> _RAW RECORDS_

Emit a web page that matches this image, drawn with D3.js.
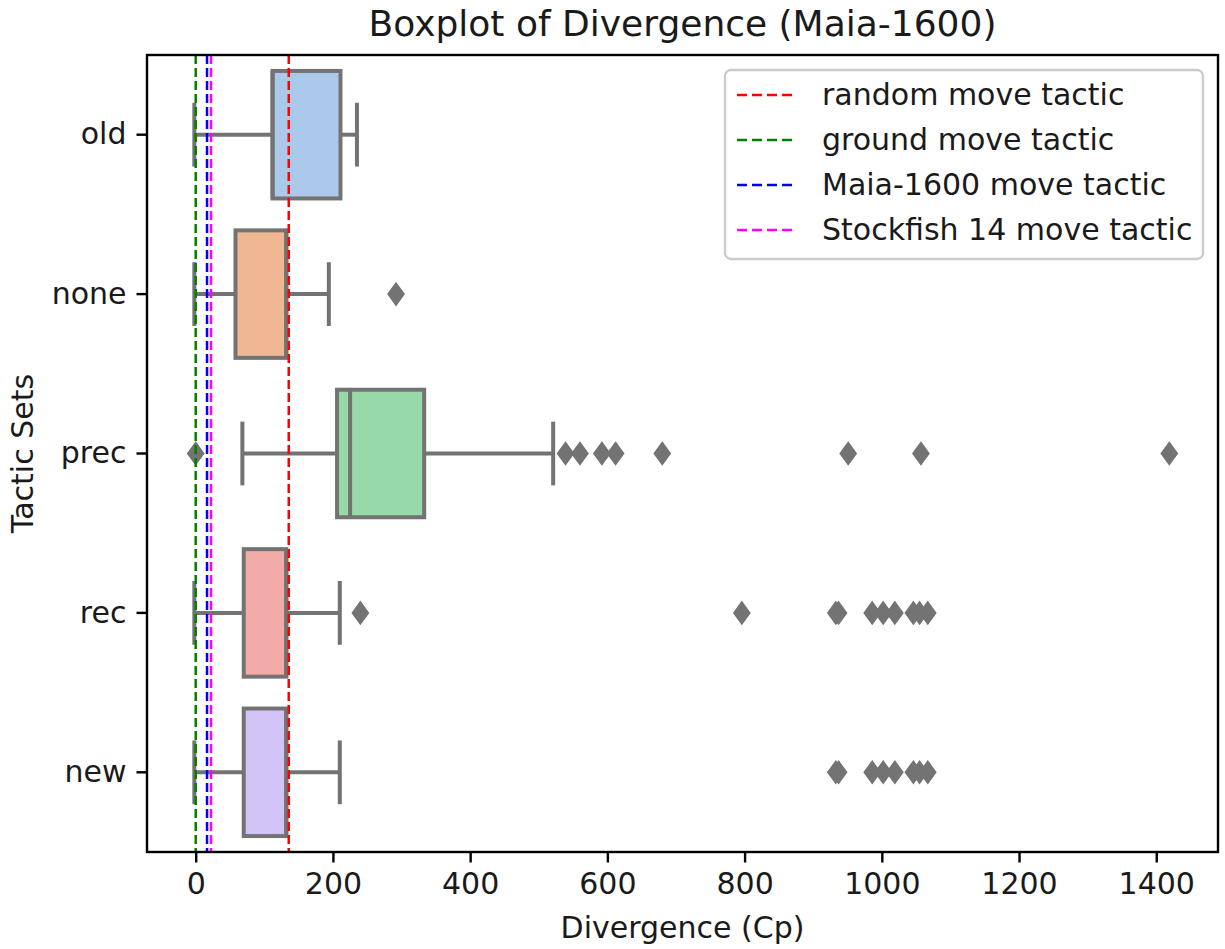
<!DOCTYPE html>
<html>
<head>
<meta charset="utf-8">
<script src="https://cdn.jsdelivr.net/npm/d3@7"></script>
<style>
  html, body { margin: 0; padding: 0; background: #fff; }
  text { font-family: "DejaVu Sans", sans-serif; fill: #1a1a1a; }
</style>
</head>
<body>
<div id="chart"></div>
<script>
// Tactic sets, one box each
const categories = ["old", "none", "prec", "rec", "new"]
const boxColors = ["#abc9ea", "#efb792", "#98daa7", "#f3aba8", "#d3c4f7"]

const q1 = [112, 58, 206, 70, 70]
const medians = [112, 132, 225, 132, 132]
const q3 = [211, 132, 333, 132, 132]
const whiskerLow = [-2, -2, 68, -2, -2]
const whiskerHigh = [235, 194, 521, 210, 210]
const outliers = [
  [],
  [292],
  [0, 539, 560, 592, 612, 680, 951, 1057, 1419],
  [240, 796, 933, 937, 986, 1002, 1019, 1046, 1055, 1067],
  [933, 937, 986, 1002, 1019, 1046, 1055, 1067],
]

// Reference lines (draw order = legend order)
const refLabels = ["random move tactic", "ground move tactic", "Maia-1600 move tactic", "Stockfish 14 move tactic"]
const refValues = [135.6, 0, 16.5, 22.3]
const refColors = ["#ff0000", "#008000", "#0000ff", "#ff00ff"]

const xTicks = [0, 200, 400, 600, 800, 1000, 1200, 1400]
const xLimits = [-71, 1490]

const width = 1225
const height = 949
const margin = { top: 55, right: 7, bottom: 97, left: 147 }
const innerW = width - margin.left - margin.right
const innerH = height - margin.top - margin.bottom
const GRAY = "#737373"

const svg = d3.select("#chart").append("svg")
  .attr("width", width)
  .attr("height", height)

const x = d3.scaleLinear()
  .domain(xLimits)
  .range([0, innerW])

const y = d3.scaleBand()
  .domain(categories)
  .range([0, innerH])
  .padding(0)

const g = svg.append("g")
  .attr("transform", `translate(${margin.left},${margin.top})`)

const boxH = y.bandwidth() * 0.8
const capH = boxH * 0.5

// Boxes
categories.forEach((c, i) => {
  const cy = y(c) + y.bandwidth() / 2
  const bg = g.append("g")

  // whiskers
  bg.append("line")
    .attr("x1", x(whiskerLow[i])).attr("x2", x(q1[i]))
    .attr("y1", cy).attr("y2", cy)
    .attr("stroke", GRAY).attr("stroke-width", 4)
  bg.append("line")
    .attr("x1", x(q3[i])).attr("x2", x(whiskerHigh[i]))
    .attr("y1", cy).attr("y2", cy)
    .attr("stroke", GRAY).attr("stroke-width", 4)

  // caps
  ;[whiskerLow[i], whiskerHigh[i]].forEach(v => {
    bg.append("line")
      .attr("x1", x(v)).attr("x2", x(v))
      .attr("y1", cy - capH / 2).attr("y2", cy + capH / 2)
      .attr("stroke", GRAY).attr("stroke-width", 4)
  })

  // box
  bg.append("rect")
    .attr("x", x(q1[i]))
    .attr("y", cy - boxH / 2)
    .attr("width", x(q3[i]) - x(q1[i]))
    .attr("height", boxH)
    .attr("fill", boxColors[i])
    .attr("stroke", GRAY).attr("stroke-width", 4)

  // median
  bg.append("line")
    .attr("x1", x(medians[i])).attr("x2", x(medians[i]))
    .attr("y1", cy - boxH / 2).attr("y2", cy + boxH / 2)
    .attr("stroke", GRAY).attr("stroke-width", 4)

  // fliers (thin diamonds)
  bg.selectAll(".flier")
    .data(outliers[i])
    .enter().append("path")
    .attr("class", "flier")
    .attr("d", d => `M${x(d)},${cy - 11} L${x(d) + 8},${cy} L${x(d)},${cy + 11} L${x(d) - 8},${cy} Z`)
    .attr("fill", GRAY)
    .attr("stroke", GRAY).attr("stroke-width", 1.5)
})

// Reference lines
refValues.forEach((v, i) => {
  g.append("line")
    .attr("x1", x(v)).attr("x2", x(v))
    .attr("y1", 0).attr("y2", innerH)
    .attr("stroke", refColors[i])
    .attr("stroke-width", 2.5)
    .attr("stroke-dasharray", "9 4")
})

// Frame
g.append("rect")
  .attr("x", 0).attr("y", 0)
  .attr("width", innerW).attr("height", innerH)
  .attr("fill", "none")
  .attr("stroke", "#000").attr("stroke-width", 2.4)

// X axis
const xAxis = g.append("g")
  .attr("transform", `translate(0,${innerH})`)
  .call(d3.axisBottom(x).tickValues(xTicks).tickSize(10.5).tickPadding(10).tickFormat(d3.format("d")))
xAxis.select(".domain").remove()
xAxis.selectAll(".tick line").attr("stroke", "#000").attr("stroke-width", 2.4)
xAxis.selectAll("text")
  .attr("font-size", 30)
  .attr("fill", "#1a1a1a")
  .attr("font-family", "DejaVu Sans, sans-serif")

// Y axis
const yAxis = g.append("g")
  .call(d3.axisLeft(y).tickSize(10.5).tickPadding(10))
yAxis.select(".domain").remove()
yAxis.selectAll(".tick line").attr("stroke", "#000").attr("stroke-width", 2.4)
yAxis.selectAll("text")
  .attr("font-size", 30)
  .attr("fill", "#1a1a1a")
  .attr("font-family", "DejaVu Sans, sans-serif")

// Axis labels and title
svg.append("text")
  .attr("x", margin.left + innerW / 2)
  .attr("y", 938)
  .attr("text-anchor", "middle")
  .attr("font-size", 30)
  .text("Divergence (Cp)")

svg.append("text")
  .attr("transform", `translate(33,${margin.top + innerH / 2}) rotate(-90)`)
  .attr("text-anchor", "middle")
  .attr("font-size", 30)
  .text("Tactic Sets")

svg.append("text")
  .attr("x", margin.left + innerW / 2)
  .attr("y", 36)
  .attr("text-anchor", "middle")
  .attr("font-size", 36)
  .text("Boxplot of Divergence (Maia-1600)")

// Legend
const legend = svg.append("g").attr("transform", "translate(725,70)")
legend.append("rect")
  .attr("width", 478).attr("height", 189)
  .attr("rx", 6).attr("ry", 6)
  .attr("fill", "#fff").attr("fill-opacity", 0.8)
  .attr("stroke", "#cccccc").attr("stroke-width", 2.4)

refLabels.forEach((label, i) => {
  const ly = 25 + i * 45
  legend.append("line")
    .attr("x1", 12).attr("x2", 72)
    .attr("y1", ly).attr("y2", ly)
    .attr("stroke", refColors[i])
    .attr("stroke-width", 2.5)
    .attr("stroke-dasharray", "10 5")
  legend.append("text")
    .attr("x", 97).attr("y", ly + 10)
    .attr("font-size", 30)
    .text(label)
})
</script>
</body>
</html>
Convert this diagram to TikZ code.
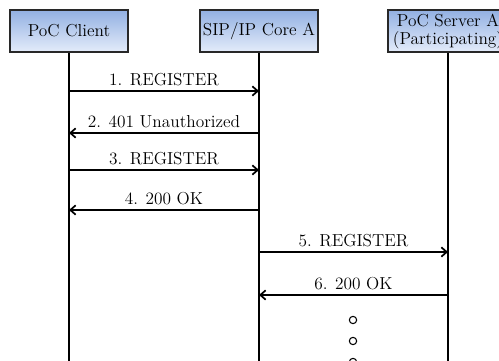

> _THE REQUEST_
Copy out the data above exactly, except the pictures.

> _RESPONSE TO THIS TASK_
Emit a web page that matches this image, drawn with D3.js.
<!DOCTYPE html>
<html>
<head>
<meta charset="utf-8">
<script src="https://cdn.jsdelivr.net/npm/d3@7"></script>
<style>
  html, body { margin: 0; padding: 0; background: #fff; }
  text { font-family: "DejaVu Sans", sans-serif; fill: #1a1a1a; }
</style>
</head>
<body>
<div id="chart"></div>
<script>
// Tactic sets, one box each
const categories = ["old", "none", "prec", "rec", "new"]
const boxColors = ["#abc9ea", "#efb792", "#98daa7", "#f3aba8", "#d3c4f7"]

const q1 = [112, 58, 206, 70, 70]
const medians = [112, 132, 225, 132, 132]
const q3 = [211, 132, 333, 132, 132]
const whiskerLow = [-2, -2, 68, -2, -2]
const whiskerHigh = [235, 194, 521, 210, 210]
const outliers = [
  [],
  [292],
  [0, 539, 560, 592, 612, 680, 951, 1057, 1419],
  [240, 796, 933, 937, 986, 1002, 1019, 1046, 1055, 1067],
  [933, 937, 986, 1002, 1019, 1046, 1055, 1067],
]

// Reference lines (draw order = legend order)
const refLabels = ["random move tactic", "ground move tactic", "Maia-1600 move tactic", "Stockfish 14 move tactic"]
const refValues = [135.6, 0, 16.5, 22.3]
const refColors = ["#ff0000", "#008000", "#0000ff", "#ff00ff"]

const xTicks = [0, 200, 400, 600, 800, 1000, 1200, 1400]
const xLimits = [-71, 1490]

const width = 1225
const height = 949
const margin = { top: 55, right: 7, bottom: 97, left: 147 }
const innerW = width - margin.left - margin.right
const innerH = height - margin.top - margin.bottom
const GRAY = "#737373"

const svg = d3.select("#chart").append("svg")
  .attr("width", width)
  .attr("height", height)

const x = d3.scaleLinear()
  .domain(xLimits)
  .range([0, innerW])

const y = d3.scaleBand()
  .domain(categories)
  .range([0, innerH])
  .padding(0)

const g = svg.append("g")
  .attr("transform", `translate(${margin.left},${margin.top})`)

const boxH = y.bandwidth() * 0.8
const capH = boxH * 0.5

// Boxes
categories.forEach((c, i) => {
  const cy = y(c) + y.bandwidth() / 2
  const bg = g.append("g")

  // whiskers
  bg.append("line")
    .attr("x1", x(whiskerLow[i])).attr("x2", x(q1[i]))
    .attr("y1", cy).attr("y2", cy)
    .attr("stroke", GRAY).attr("stroke-width", 4)
  bg.append("line")
    .attr("x1", x(q3[i])).attr("x2", x(whiskerHigh[i]))
    .attr("y1", cy).attr("y2", cy)
    .attr("stroke", GRAY).attr("stroke-width", 4)

  // caps
  ;[whiskerLow[i], whiskerHigh[i]].forEach(v => {
    bg.append("line")
      .attr("x1", x(v)).attr("x2", x(v))
      .attr("y1", cy - capH / 2).attr("y2", cy + capH / 2)
      .attr("stroke", GRAY).attr("stroke-width", 4)
  })

  // box
  bg.append("rect")
    .attr("x", x(q1[i]))
    .attr("y", cy - boxH / 2)
    .attr("width", x(q3[i]) - x(q1[i]))
    .attr("height", boxH)
    .attr("fill", boxColors[i])
    .attr("stroke", GRAY).attr("stroke-width", 4)

  // median
  bg.append("line")
    .attr("x1", x(medians[i])).attr("x2", x(medians[i]))
    .attr("y1", cy - boxH / 2).attr("y2", cy + boxH / 2)
    .attr("stroke", GRAY).attr("stroke-width", 4)

  // fliers (thin diamonds)
  bg.selectAll(".flier")
    .data(outliers[i])
    .enter().append("path")
    .attr("class", "flier")
    .attr("d", d => `M${x(d)},${cy - 11} L${x(d) + 8},${cy} L${x(d)},${cy + 11} L${x(d) - 8},${cy} Z`)
    .attr("fill", GRAY)
    .attr("stroke", GRAY).attr("stroke-width", 1.5)
})

// Reference lines
refValues.forEach((v, i) => {
  g.append("line")
    .attr("x1", x(v)).attr("x2", x(v))
    .attr("y1", 0).attr("y2", innerH)
    .attr("stroke", refColors[i])
    .attr("stroke-width", 2.5)
    .attr("stroke-dasharray", "9 4")
})

// Frame
g.append("rect")
  .attr("x", 0).attr("y", 0)
  .attr("width", innerW).attr("height", innerH)
  .attr("fill", "none")
  .attr("stroke", "#000").attr("stroke-width", 2.4)

// X axis
const xAxis = g.append("g")
  .attr("transform", `translate(0,${innerH})`)
  .call(d3.axisBottom(x).tickValues(xTicks).tickSize(10.5).tickPadding(10).tickFormat(d3.format("d")))
xAxis.select(".domain").remove()
xAxis.selectAll(".tick line").attr("stroke", "#000").attr("stroke-width", 2.4)
xAxis.selectAll("text")
  .attr("font-size", 30)
  .attr("fill", "#1a1a1a")
  .attr("font-family", "DejaVu Sans, sans-serif")

// Y axis
const yAxis = g.append("g")
  .call(d3.axisLeft(y).tickSize(10.5).tickPadding(10))
yAxis.select(".domain").remove()
yAxis.selectAll(".tick line").attr("stroke", "#000").attr("stroke-width", 2.4)
yAxis.selectAll("text")
  .attr("font-size", 30)
  .attr("fill", "#1a1a1a")
  .attr("font-family", "DejaVu Sans, sans-serif")

// Axis labels and title
svg.append("text")
  .attr("x", margin.left + innerW / 2)
  .attr("y", 938)
  .attr("text-anchor", "middle")
  .attr("font-size", 30)
  .text("Divergence (Cp)")

svg.append("text")
  .attr("transform", `translate(33,${margin.top + innerH / 2}) rotate(-90)`)
  .attr("text-anchor", "middle")
  .attr("font-size", 30)
  .text("Tactic Sets")

svg.append("text")
  .attr("x", margin.left + innerW / 2)
  .attr("y", 36)
  .attr("text-anchor", "middle")
  .attr("font-size", 36)
  .text("Boxplot of Divergence (Maia-1600)")

// Legend
const legend = svg.append("g").attr("transform", "translate(725,70)")
legend.append("rect")
  .attr("width", 478).attr("height", 189)
  .attr("rx", 6).attr("ry", 6)
  .attr("fill", "#fff").attr("fill-opacity", 0.8)
  .attr("stroke", "#cccccc").attr("stroke-width", 2.4)

refLabels.forEach((label, i) => {
  const ly = 25 + i * 45
  legend.append("line")
    .attr("x1", 12).attr("x2", 72)
    .attr("y1", ly).attr("y2", ly)
    .attr("stroke", refColors[i])
    .attr("stroke-width", 2.5)
    .attr("stroke-dasharray", "10 5")
  legend.append("text")
    .attr("x", 97).attr("y", ly + 10)
    .attr("font-size", 30)
    .text(label)
})
</script>
</body>
</html>
Convert this diagram to TikZ code.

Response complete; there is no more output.